The problem seems to be in dma_fence_signal_locked_sub():

static inline void
dma_fence_signal_locked_sub(struct dma_fence *fence)
{
        struct dma_fence_cb *cur;

        while ((cur = list_first_entry_or_null(&fence->cb_list,
                    struct dma_fence_cb, node)) != NULL) {
                list_del_init(&cur->node);
                spin_unlock(fence->lock);
                cur->func(fence, cur);
                spin_lock(fence->lock);
        }
}

This function is shared by dma_fence_signal() and dma_fence_signal_unlocked(). It looks like the problem is the spin_unlock()/spin_lock() calls used to drop the fence lock while calling the signal callbacks. The drm-fbsd11.2-kmod code did not do this, and for that matter it looks like the most recent Linux code doesn't do it either. As far as I can tell, dropping this lock here is what causes the race condition: the rest of the code is not expecting this to happen when dma_fence_signal() is called: it's only dma_fence_signal_locked() that should work this way.

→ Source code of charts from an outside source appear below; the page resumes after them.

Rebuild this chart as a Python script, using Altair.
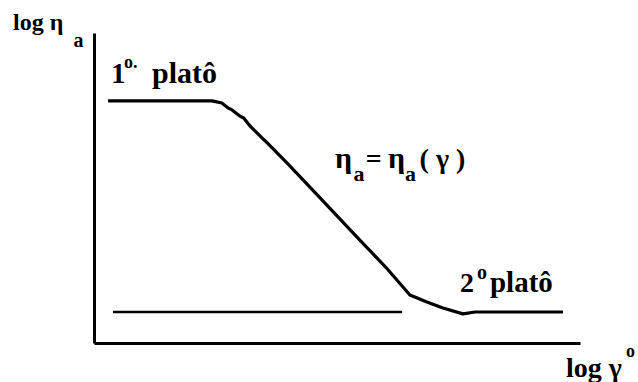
import altair as alt
import pandas as pd

# Flow curve: log of apparent viscosity against log of shear rate
log_rate = [0.29, 2.43, 2.63, 2.76, 2.84, 2.92, 3.00, 3.08, 3.21, 3.60, 3.97,
            4.70, 5.47, 6.00, 6.50, 6.85, 7.18, 7.59, 7.84, 9.65]
log_visc = [7.81, 7.81, 7.74, 7.58, 7.52, 7.42, 7.32, 7.26, 7.00, 6.40, 5.81,
            4.60, 3.32, 2.45, 1.55, 1.32, 1.13, 0.94, 1.00, 1.00]

# Horizontal reference level of the second plateau
ref_start = [0.39]
ref_end = [6.34]
ref_level = [1.00]

# Annotation pieces (text, position in data units, font size)
label_text = ["log η", "a", "1", "o.", "platô",
              "η", "a", "=", "η", "a", "( γ )",
              "2", "o", "platô", "log γ", "o"]
label_x = [-1.667, -0.42, 0.35, 0.617, 1.193,
           4.959, 5.34, 5.59, 6.049, 6.40, 6.70,
           7.531, 7.881, 8.148, 9.712, 10.947]
label_y = [10.097, 9.548, 8.387, 8.871, 8.387,
           5.645, 5.226, 5.645, 5.645, 5.226, 5.645,
           1.645, 2.065, 1.645, -1.097, -0.452]
label_size = [24, 20, 29, 18, 30,
              30, 22, 28, 30, 22, 28,
              28, 20, 29, 28, 18]

curve = pd.DataFrame({"x": log_rate, "y": log_visc, "i": range(len(log_rate))})
ref = pd.DataFrame({"x": ref_start, "x2": ref_end, "y": ref_level})
labels = pd.DataFrame({"t": label_text, "x": label_x, "y": label_y, "s": label_size})

xs = alt.Scale(domain=[0, 10], nice=False, zero=False)
ys = alt.Scale(domain=[0, 10], nice=False, zero=False)
x_axis = alt.Axis(domain=True, domainColor="black", domainWidth=3, ticks=False,
                  labels=False, grid=False, title=None)
y_axis = alt.Axis(domain=True, domainColor="black", domainWidth=3, ticks=False,
                  labels=False, grid=False, title=None)

line = alt.Chart(curve).mark_line(color="black", strokeWidth=3.2, strokeJoin="round").encode(
    x=alt.X("x:Q", scale=xs, axis=x_axis),
    y=alt.Y("y:Q", scale=ys, axis=y_axis),
    order="i:Q",
)

ref_rule = alt.Chart(ref).mark_rule(color="black", strokeWidth=2.6).encode(
    x=alt.X("x:Q", scale=xs),
    x2="x2:Q",
    y=alt.Y("y:Q", scale=ys),
)

text = alt.Chart(labels).mark_text(
    font="Liberation Serif", fontWeight="bold",
    align="left", baseline="alphabetic", color="black"
).encode(
    x=alt.X("x:Q", scale=xs),
    y=alt.Y("y:Q", scale=ys),
    text="t:N",
    size=alt.Size("s:Q", scale=None),
)

chart = alt.layer(line, ref_rule, text).properties(
    width=486,
    height=310,
    autosize="none",
    padding={"left": 94, "top": 33, "right": 58, "bottom": 39},
    background="white",
).configure_view(stroke=None)

chart.save("out.html", embed_options={"renderer": "svg", "actions": False})
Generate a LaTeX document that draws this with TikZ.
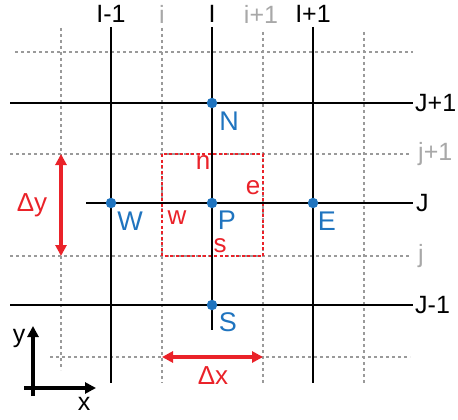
\documentclass[tikz,border=0pt]{standalone}
\usepackage{fontspec}
\setmainfont{Liberation Sans}
\usetikzlibrary{arrows.meta}
\definecolor{cblue}{HTML}{1F74BF}
\definecolor{cred}{HTML}{EA2229}
\definecolor{lgray}{HTML}{A8A8A8}
\definecolor{dgray}{HTML}{9A9A9A}
\begin{document}
\begin{tikzpicture}[x=1pt,y=-1pt,
  solid line/.style={black,line width=2.9pt},
  grid dot/.style={dgray,line width=2pt,dash pattern=on 3pt off 3pt},
  cv box/.style={cred,line width=2pt,dash pattern=on 3pt off 2.5pt},
  bdot/.style={circle,fill=cblue,inner sep=0pt,minimum size=10.5pt},
  blab/.style={text=cblue,font=\fontsize{27}{27}\selectfont,inner sep=0pt},
  rlab/.style={text=cred,font=\fontsize{26}{26}\selectfont,inner sep=0pt},
  klab/.style={text=black,font=\fontsize{25}{25}\selectfont,inner sep=0pt},
  glab/.style={text=lgray,font=\fontsize{25}{25}\selectfont,inner sep=0pt},
  darrow/.style={cred,line width=3.4pt,{Triangle[length=11pt,width=11pt]}-{Triangle[length=11pt,width=11pt]}},
  axarrow/.style={black,line width=3.6pt,-{Triangle[length=11pt,width=11pt]}}]
\useasboundingbox (0,0) rectangle (458,420);
% dotted grid (minor)
\coordinate (v1t) at (61,28);  \coordinate (v1b) at (61,370);
\coordinate (v2t) at (162,28); \coordinate (v2b) at (162,383);
\coordinate (v3t) at (263,32); \coordinate (v3b) at (263,383);
\coordinate (v4t) at (364,32); \coordinate (v4b) at (364,383);
\coordinate (h1l) at (15,52);  \coordinate (h1r) at (413,52);
\coordinate (h2l) at (10,154); \coordinate (h2r) at (410,154);
\coordinate (h3l) at (10,256); \coordinate (h3r) at (410,256);
\coordinate (h4l) at (50,357); \coordinate (h4r) at (410,357);
\foreach \a/\b in {v1t/v1b,v2t/v2b,v3t/v3b,v4t/v4b,h1l/h1r,h2l/h2r,h3l/h3r,h4l/h4r}
  \draw[grid dot] (\a) -- (\b);
% control volume
\draw[cv box] (162,154) rectangle (263,256);
% solid grid
\coordinate (A1t) at (111,27); \coordinate (A1b) at (111,383);
\coordinate (A2t) at (212,27); \coordinate (A2b) at (212,330);
\coordinate (A3t) at (313,27); \coordinate (A3b) at (313,383);
\coordinate (B1l) at (10,103); \coordinate (B1r) at (413,103);
\coordinate (B2l) at (86,203); \coordinate (B2r) at (413,203);
\coordinate (B3l) at (10,305); \coordinate (B3r) at (413,305);
\foreach \a/\b in {A1t/A1b,A2t/A2b,A3t/A3b,B1l/B1r,B2l/B2r,B3l/B3r}
  \draw[solid line] (\a) -- (\b);
% nodes
\node[bdot] (N) at (212,103) {};
\node[bdot] (W) at (111,203) {};
\node[bdot] (P) at (212,203) {};
\node[bdot] (E) at (313,203) {};
\node[bdot] (S) at (212,305) {};
\node[blab] (Nl) at (229,121) {N};
\node[blab] (Wl) at (130,221) {W};
\node[blab] (Pl) at (227,220) {P};
\node[blab] (El) at (327,221) {E};
\node[blab] (Sl) at (228,322) {S};
% face labels
\node[rlab] (nl) at (203,163) {n};
\node[rlab] (el) at (253,188) {e};
\node[rlab] (wl) at (177,218) {w};
\node[rlab] (sl) at (220,246) {s};
% column labels
\node[klab] (I1) at (111,14) {I-1};
\node[glab] (i0) at (162,14) {i};
\node[klab] (I0) at (212,14) {I};
\node[glab] (i1) at (261,14) {i+1};
\node[klab] (I2) at (313,14) {I+1};
% row labels
\node[klab,anchor=west] (J2) at (415,103) {J+1};
\node[glab,anchor=west] (j1) at (418,154) {j+1};
\node[klab,anchor=west] (J0) at (416,203) {J};
\node[glab,anchor=west] (j0) at (418,256) {j};
\node[klab,anchor=west] (J1) at (415,305) {J-1};
% delta arrows
\coordinate (dyt) at (61,154); \coordinate (dyb) at (61,256);
\draw[darrow] (dyt) -- (dyb);
\node[rlab] (dy) at (32,205) {Δy};
\coordinate (dxl) at (162,357); \coordinate (dxr) at (263,357);
\draw[darrow] (dxl) -- (dxr);
\node[rlab] (dx) at (213,376) {Δx};
% axes
\coordinate (o) at (33,396); \coordinate (yt) at (33,326);
\coordinate (ol) at (24,388); \coordinate (xr) at (96,388);
\draw[axarrow] (o) -- (yt);
\draw[axarrow] (ol) -- (xr);
\node[klab] (yl) at (19,338) {y};
\node[klab] (xl) at (84,404) {x};
\end{tikzpicture}
\end{document}
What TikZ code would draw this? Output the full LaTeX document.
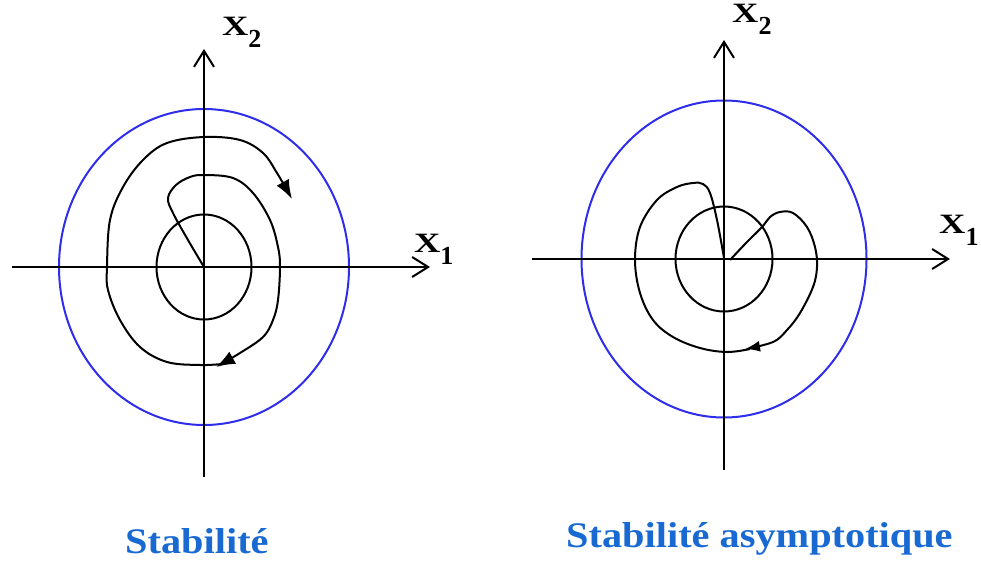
\documentclass[tikz,border=0pt]{standalone}
\usepackage{fontspec}
\setmainfont{Liberation Serif}
\usetikzlibrary{arrows.meta}
\definecolor{ringblue}{RGB}{45,45,235}
\definecolor{titleblue}{RGB}{25,105,210}
\newcommand{\xlab}[1]{\scalebox{1.3}[1]{X}\raisebox{-12pt}{\fontsize{26}{26}\selectfont #1}}
\newcommand{\ttltext}[1]{\scalebox{1.12}[1]{#1}}

\begin{document}
\begin{tikzpicture}[x=1pt, y=-1pt,
    axis/.style={line width=2pt, -{Straight Barb[length=16pt, width=20pt, line width=2pt]}},
    ring/.style={ringblue, line width=2pt},
    orbit/.style={line width=2pt, smooth, tension=0.6},
    lbl/.style={anchor=base west, inner sep=0pt, font=\fontsize{28}{28}\selectfont\bfseries},
    ttl/.style={anchor=base west, inner sep=0pt, text=titleblue, font=\fontsize{36}{36}\selectfont\bfseries}]
        \useasboundingbox (0,0) rectangle (981,562);

        % stable
        \coordinate (o1) at (204,267);
        \coordinate (w1) at (12,267);
        \coordinate (e1) at (430,267);
        \coordinate (s1) at (204,477);
        \coordinate (n1) at (204,49);
        \draw[ring] (o1) ellipse [x radius=145pt, y radius=158pt];
        \draw[line width=2pt] (o1) ellipse [x radius=47.5pt, y radius=52.5pt];
        \draw[axis] (w1) -- (e1);
        \draw[axis] (s1) -- (n1);
        \draw[orbit, -{Latex[length=19pt, width=14pt]}] plot coordinates {(204,267) (188,240) (173,213) (168,198) (176,185) (190,177) (204,175) (233,178) (253,193) (270,220) (278,247) (280,267) (278,300) (273,320) (263,337) (240,353) (216,367)};
        \draw[orbit, -{Latex[length=19pt, width=14pt]}] plot coordinates {(222,364) (200,365) (167,362) (140,347) (120,320) (108,290) (107,267) (110,220) (123,187) (143,160) (167,143) (204,137) (240,140) (263,153) (277,173) (292,199)};
        \node[lbl] (x2a) at (222,35) {\xlab{2}};
        \node[lbl] (x1a) at (414,252) {\xlab{1}};
        \node[ttl] (stab) at (125,553) {\ttltext{Stabilité}};

        % asymptotically stable
        \coordinate (o2) at (724,259);
        \coordinate (w2) at (532,259);
        \coordinate (e2) at (950,259);
        \coordinate (s2) at (724,470);
        \coordinate (n2) at (724,40);
        \draw[ring] (o2) ellipse [x radius=142.5pt, y radius=158.5pt];
        \draw[line width=2pt] (o2) ellipse [x radius=48.5pt, y radius=52.5pt];
        \draw[axis] (w2) -- (e2);
        \draw[axis] (s2) -- (n2);
        \draw[orbit, -{Latex[length=15pt, width=11pt]}] plot coordinates {(730,260) (746,243) (762,227) (770,217) (780,212) (793,213) (807,227) (815,247) (817,267) (813,287) (800,313) (787,330) (773,342) (745,349)};
        \draw[orbit] plot coordinates {(750,349) (727,352) (700,348) (673,337) (653,320) (640,293) (635,260) (640,227) (657,200) (677,187) (693,183) (703,184) (710,193) (717,220) (724,258)};
        \node[lbl] (x2b) at (732,22) {\xlab{2}};
        \node[lbl] (x1b) at (939,233) {\xlab{1}};
        \node[ttl] (asym) at (566,547) {\ttltext{Stabilité asymptotique}};
    \end{tikzpicture}
\end{document}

If I patch the drm-fbsd12.0-kmod code to remove the spin_unlock()/spin_lock() calls, I also don't get any crashes.

I created a new tarball with a single patch that has just this fix:

http://people.freebsd.org/~wpaul/radeon/drm-fbsd12.0-kmod.tar.gz

I've been running with this patch for the last day or so and haven't had any panics. I would appreciate it if anyone else who has been experiencing this same crash (i.e. similar to the panics in this PR) could test this patch and see if it fixes for you.

It would also be nice if someone could also review the code and confirm if my findings make sense.

Oh, one last thing: from a cursory inspection of the FreeBSD 13 code, I don't see this same problem, so if you claim that you're experiencing "the same crash" with FreeBSD 13 or later, please back up your claim by showing me the panic stack trace. If it doesn't match the examples in this PR, they your problem may be something entirely different. I'm sorry if your system is also unstable, but it's important to be sure, because I don't want to waste a lot of time on something that turns out to be unrelated.